* START Dataset content *
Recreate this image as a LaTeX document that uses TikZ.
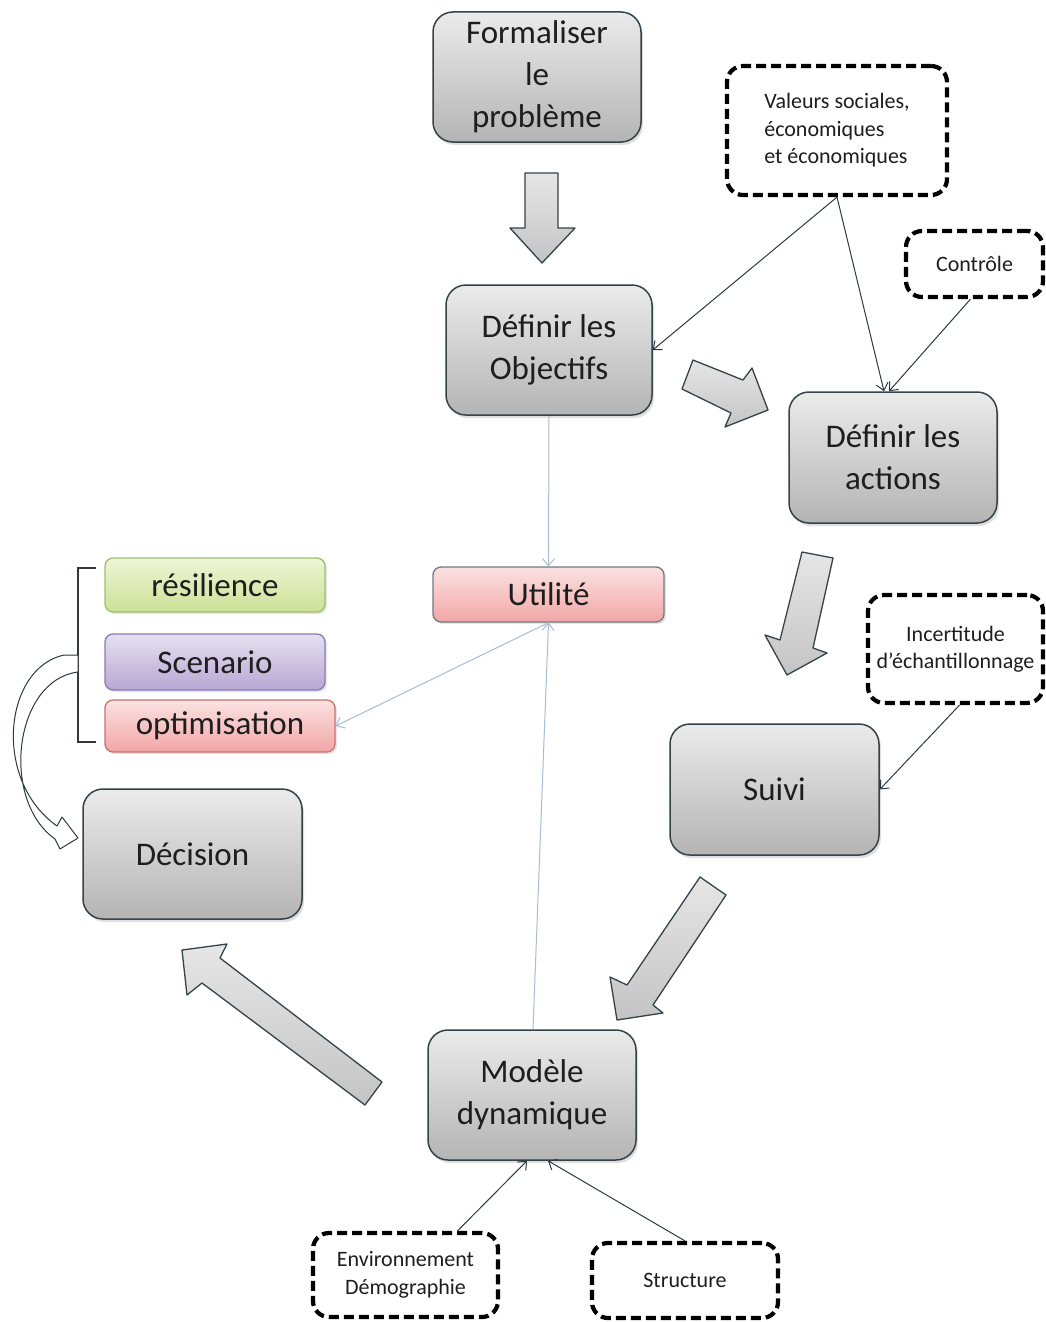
\documentclass[tikz,border=0pt]{standalone}
\usepackage{fontspec}
\setmainfont{Carlito}
\usetikzlibrary{arrows.meta,shadows}
\definecolor{bord}{HTML}{34424A}
\definecolor{txt}{HTML}{1E1E1E}
\definecolor{gtop}{HTML}{EBEBEB}
\definecolor{gbot}{HTML}{B4B4B4}
\definecolor{atop}{HTML}{E6E6E6}
\definecolor{abot}{HTML}{C4C4C4}
\definecolor{lineclr}{HTML}{2E3A40}
\definecolor{lightclr}{HTML}{A9BCD2}
\definecolor{rtop}{HTML}{EEF5D6}
\definecolor{rbot}{HTML}{CCE196}
\definecolor{rbord}{HTML}{9FBF70}
\definecolor{stop}{HTML}{E6E0F0}
\definecolor{sbot}{HTML}{B7A7D3}
\definecolor{sbord}{HTML}{8A7AB4}
\definecolor{ptop}{HTML}{FBE2E2}
\definecolor{pbot}{HTML}{F2A6A6}
\definecolor{pbord}{HTML}{C8726E}
\begin{document}
\begin{tikzpicture}[x=1pt,y=-1pt,
  bigfont/.style={font=\fontsize{33}{42}\selectfont, text=txt},
  smallfont/.style={font=\fontsize{22}{27.5}\selectfont, text=txt},
  gbox/.style={draw=bord, line width=1.5pt, rounded corners=20pt,
    top color=gtop, bottom color=gbot, align=center, bigfont,
    drop shadow={opacity=0.25, shadow xshift=2pt, shadow yshift=-3pt}},
  cbox/.style={line width=1.3pt, rounded corners=8pt, align=center, bigfont,
    drop shadow={opacity=0.2, shadow xshift=2pt, shadow yshift=-2pt}},
  dbox/.style={draw=black, line width=4.2pt, dash pattern=on 10pt off 5pt,
    rounded corners=16pt, fill=white, smallfont},
  conn/.style={draw=lineclr, line width=1pt, -{Straight Barb[length=7pt,width=12pt]}},
  lightconn/.style={draw=lightclr, line width=1pt, -{Straight Barb[length=7pt,width=12pt]}},
  barrow/.style={draw=bord, line width=1.3pt, line join=round, top color=atop, bottom color=abot}
]
\useasboundingbox (0,0) rectangle (1045,1322);
\fill[white] (0,0) rectangle (1045,1322);

% main grey boxes
\node[gbox, minimum width=208pt, minimum height=130pt] (form) at (537,77) {Formaliser\\le\\problème};
\node[gbox, minimum width=206pt, minimum height=130pt] (obj) at (549,350) {Définir les\\Objectifs};
\node[gbox, minimum width=208pt, minimum height=131pt] (act) at (893,457.5) {Définir les\\actions};
\node[gbox, minimum width=209pt, minimum height=131pt] (suivi) at (774.5,789.5) {Suivi};
\node[gbox, minimum width=208pt, minimum height=130pt] (mod) at (532,1095) {Modèle\\dynamique};
\node[gbox, minimum width=219pt, minimum height=130pt] (dec) at (192.5,854) {Décision};

% coloured boxes
\node[cbox, draw=bord!70, top color=ptop, bottom color=pbot, minimum width=231pt, minimum height=55pt] (util) at (548.5,594.5) {Utilité};
\node[cbox, draw=rbord, top color=rtop, bottom color=rbot, minimum width=220pt, minimum height=54pt] (res) at (215,585) {résilience};
\node[cbox, draw=sbord, top color=stop, bottom color=sbot, minimum width=220pt, minimum height=56pt] (scen) at (215,662) {Scenario};
\node[cbox, draw=pbord, top color=ptop, bottom color=pbot, minimum width=230pt, minimum height=52pt] (optim) at (220,726) {optimisation};

% dashed boxes
\node[dbox, minimum width=220pt, minimum height=129pt, align=left] (val) at (837,130.5) {Valeurs sociales,\\économiques\\et économiques};
\node[dbox, minimum width=137pt, minimum height=66pt] (ctrl) at (974.5,264) {Contrôle};
\node[dbox, minimum width=175pt, minimum height=108pt, align=center] (inc) at (955.5,649) {Incertitude\\d’échantillonnage};
\node[dbox, minimum width=185pt, minimum height=84pt, align=center] (env) at (405.5,1275) {Environnement\\Démographie};
\node[dbox, minimum width=186pt, minimum height=75pt] (struc) at (685,1280.5) {Structure};

% block arrows
\draw[barrow] (525,173) -- (558,173) -- (558,228) -- (575,228) -- (542,263) -- (510,228) -- (525,228) -- cycle;
\draw[barrow] (682,389) -- (693,360) -- (743,380) -- (752,368) -- (768,410) -- (725,427) -- (731,413) -- cycle;
\draw[barrow] (802,552) -- (833,558) -- (813,648) -- (827,653) -- (787,675) -- (765,635) -- (780,640) -- cycle;
\draw[barrow] (700,877) -- (726,895) -- (653,1005) -- (663,1013) -- (617,1020) -- (610,977) -- (627,985) -- cycle;
\draw[barrow] (182,950) -- (227,944) -- (220,958) -- (382,1082) -- (365,1105) -- (202,983) -- (187,995) -- cycle;

% thin connectors
\draw[conn] (val.south) -- (obj.east);
\draw[conn] (val.south) -- ([xshift=-9pt]act.north);
\draw[conn] ([xshift=-4pt]ctrl.south) -- ([xshift=-4pt]act.north);
\draw[conn] ([xshift=4pt]inc.south) -- (suivi.east);
\draw[conn] ([xshift=52pt]env.north) -- ([xshift=-5pt]mod.south);
\draw[conn] (struc.north) -- ([xshift=16pt]mod.south);

% light connectors
\draw[lightconn] (obj.south) -- (util.north);
\draw[lightconn] ([xshift=1pt]mod.north) -- (util.south);
\draw[lightconn] (util.south) -- (optim.east);

% bracket
\draw[lineclr, line width=1.2pt] (96,568) -- (78,568) -- (78,742) -- (96,742);

% curved hollow arrow
\draw[lineclr, line width=1pt, fill=white, line join=round]
  (78,655) -- (64,655) .. controls (4,668) and (-8,780) .. (57,826)
  -- (62,817) -- (78,838) -- (60,849) -- (55,839)
  .. controls (0,800) and (14,680) .. (78,672) -- cycle;
\end{tikzpicture}
\end{document}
* END Dataset content *
Work to be completed => Copy out the data above exactly, except the pictures.

Output below =>
Recreate this image as a LaTeX document that uses TikZ.
\documentclass[tikz,border=0pt]{standalone}
\usepackage{fontspec}
\setmainfont{Carlito}
\usetikzlibrary{arrows.meta,shadows}
\definecolor{bord}{HTML}{34424A}
\definecolor{txt}{HTML}{1E1E1E}
\definecolor{gtop}{HTML}{EBEBEB}
\definecolor{gbot}{HTML}{B4B4B4}
\definecolor{atop}{HTML}{E6E6E6}
\definecolor{abot}{HTML}{C4C4C4}
\definecolor{lineclr}{HTML}{2E3A40}
\definecolor{lightclr}{HTML}{A9BCD2}
\definecolor{rtop}{HTML}{EEF5D6}
\definecolor{rbot}{HTML}{CCE196}
\definecolor{rbord}{HTML}{9FBF70}
\definecolor{stop}{HTML}{E6E0F0}
\definecolor{sbot}{HTML}{B7A7D3}
\definecolor{sbord}{HTML}{8A7AB4}
\definecolor{ptop}{HTML}{FBE2E2}
\definecolor{pbot}{HTML}{F2A6A6}
\definecolor{pbord}{HTML}{C8726E}
\begin{document}
\begin{tikzpicture}[x=1pt,y=-1pt,
  bigfont/.style={font=\fontsize{33}{42}\selectfont, text=txt},
  smallfont/.style={font=\fontsize{22}{27.5}\selectfont, text=txt},
  gbox/.style={draw=bord, line width=1.5pt, rounded corners=20pt,
    top color=gtop, bottom color=gbot, align=center, bigfont,
    drop shadow={opacity=0.25, shadow xshift=2pt, shadow yshift=-3pt}},
  cbox/.style={line width=1.3pt, rounded corners=8pt, align=center, bigfont,
    drop shadow={opacity=0.2, shadow xshift=2pt, shadow yshift=-2pt}},
  dbox/.style={draw=black, line width=4.2pt, dash pattern=on 10pt off 5pt,
    rounded corners=16pt, fill=white, smallfont},
  conn/.style={draw=lineclr, line width=1pt, -{Straight Barb[length=7pt,width=12pt]}},
  lightconn/.style={draw=lightclr, line width=1pt, -{Straight Barb[length=7pt,width=12pt]}},
  barrow/.style={draw=bord, line width=1.3pt, line join=round, top color=atop, bottom color=abot}
]
\useasboundingbox (0,0) rectangle (1045,1322);
\fill[white] (0,0) rectangle (1045,1322);

% main grey boxes
\node[gbox, minimum width=208pt, minimum height=130pt] (form) at (537,77) {Formaliser\\le\\problème};
\node[gbox, minimum width=206pt, minimum height=130pt] (obj) at (549,350) {Définir les\\Objectifs};
\node[gbox, minimum width=208pt, minimum height=131pt] (act) at (893,457.5) {Définir les\\actions};
\node[gbox, minimum width=209pt, minimum height=131pt] (suivi) at (774.5,789.5) {Suivi};
\node[gbox, minimum width=208pt, minimum height=130pt] (mod) at (532,1095) {Modèle\\dynamique};
\node[gbox, minimum width=219pt, minimum height=130pt] (dec) at (192.5,854) {Décision};

% coloured boxes
\node[cbox, draw=bord!70, top color=ptop, bottom color=pbot, minimum width=231pt, minimum height=55pt] (util) at (548.5,594.5) {Utilité};
\node[cbox, draw=rbord, top color=rtop, bottom color=rbot, minimum width=220pt, minimum height=54pt] (res) at (215,585) {résilience};
\node[cbox, draw=sbord, top color=stop, bottom color=sbot, minimum width=220pt, minimum height=56pt] (scen) at (215,662) {Scenario};
\node[cbox, draw=pbord, top color=ptop, bottom color=pbot, minimum width=230pt, minimum height=52pt] (optim) at (220,726) {optimisation};

% dashed boxes
\node[dbox, minimum width=220pt, minimum height=129pt, align=left] (val) at (837,130.5) {Valeurs sociales,\\économiques\\et économiques};
\node[dbox, minimum width=137pt, minimum height=66pt] (ctrl) at (974.5,264) {Contrôle};
\node[dbox, minimum width=175pt, minimum height=108pt, align=center] (inc) at (955.5,649) {Incertitude\\d’échantillonnage};
\node[dbox, minimum width=185pt, minimum height=84pt, align=center] (env) at (405.5,1275) {Environnement\\Démographie};
\node[dbox, minimum width=186pt, minimum height=75pt] (struc) at (685,1280.5) {Structure};

% block arrows
\draw[barrow] (525,173) -- (558,173) -- (558,228) -- (575,228) -- (542,263) -- (510,228) -- (525,228) -- cycle;
\draw[barrow] (682,389) -- (693,360) -- (743,380) -- (752,368) -- (768,410) -- (725,427) -- (731,413) -- cycle;
\draw[barrow] (802,552) -- (833,558) -- (813,648) -- (827,653) -- (787,675) -- (765,635) -- (780,640) -- cycle;
\draw[barrow] (700,877) -- (726,895) -- (653,1005) -- (663,1013) -- (617,1020) -- (610,977) -- (627,985) -- cycle;
\draw[barrow] (182,950) -- (227,944) -- (220,958) -- (382,1082) -- (365,1105) -- (202,983) -- (187,995) -- cycle;

% thin connectors
\draw[conn] (val.south) -- (obj.east);
\draw[conn] (val.south) -- ([xshift=-9pt]act.north);
\draw[conn] ([xshift=-4pt]ctrl.south) -- ([xshift=-4pt]act.north);
\draw[conn] ([xshift=4pt]inc.south) -- (suivi.east);
\draw[conn] ([xshift=52pt]env.north) -- ([xshift=-5pt]mod.south);
\draw[conn] (struc.north) -- ([xshift=16pt]mod.south);

% light connectors
\draw[lightconn] (obj.south) -- (util.north);
\draw[lightconn] ([xshift=1pt]mod.north) -- (util.south);
\draw[lightconn] (util.south) -- (optim.east);

% bracket
\draw[lineclr, line width=1.2pt] (96,568) -- (78,568) -- (78,742) -- (96,742);

% curved hollow arrow
\draw[lineclr, line width=1pt, fill=white, line join=round]
  (78,655) -- (64,655) .. controls (4,668) and (-8,780) .. (57,826)
  -- (62,817) -- (78,838) -- (60,849) -- (55,839)
  .. controls (0,800) and (14,680) .. (78,672) -- cycle;
\end{tikzpicture}
\end{document}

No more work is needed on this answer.